だからといって、日本の原爆裁判のように、北朝鮮人民が、自国政府に対して「請求権放棄の正当な補償を求め」、金正日政権が、1960年代の日本政府よりも誠実にこれに応ずることなど、とても考えられません。
また、拉致被害者に日本人が多いのは、当時の「西側」アジア人で、各国を自由に行き来する上で「なりすまし」が最も効果的であるのが、日本人だったからに過ぎず、「過去の未清算がある」事情は、なりすまさせようとする彼ら(政権担当者)の罪悪感を軽減するために補助的に働いたと見るのが、最も事態に即しているように思います。「過去に日本人がひどいことをしたから、拉致してなりすまして仕返しをしてやるんだ!」というような、感情的で幼稚な行動では、決してないと考えています。
なお、「自由交流」の意義それ自体については、1994年の「米朝枠組み合意」に携ったケネス・キノネス氏へのインタビューに、米朝高官会議の準備作業で接した北朝鮮外交官(国連代表部次席代表ら)について、
彼らの英語は流暢で、外交用語にも長けているが、「プライベート」という言葉の定義を質問され、面食らった。彼らはその意味を「秘密に」とか「極秘に」と理解していた。「個人的に」とか「非公式に」という意味だと説明すると、驚いていた。(共同通信北朝鮮取材班 『はるかなる隣人 日朝の迷路』227頁)
というくだりがありますが、ここに、彼が置かれている精神的状況が象徴的に示されており、社会の底辺からこの状況を掘り崩す上で、民衆レベルでの交流の意義は大きいと思います。
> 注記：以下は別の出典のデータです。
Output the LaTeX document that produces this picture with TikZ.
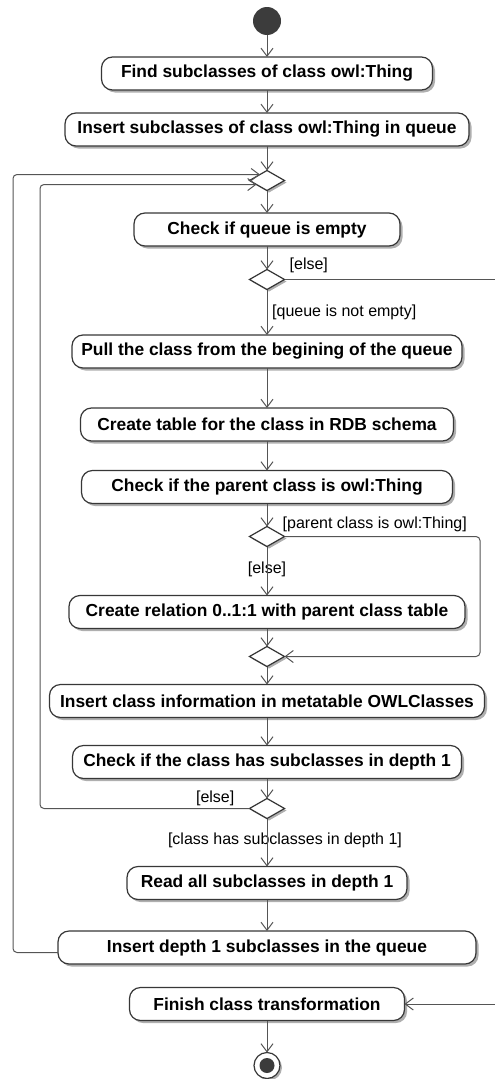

だからこそ、金正日政権は、国交正常化後も、おいそれと放任はしないでしょう。
さつきさんが、今後「拉致とは比べものにならないくらい非人道的で凶暴な日本の過去の侵略とその後の米国と一体化した敵対政策が、金日成・金正日体制の凶暴化」を「誘発」したとされる点について検討を進められるとき、以上の点についても、是非一緒にお考えいただきたいと思い、補足しました。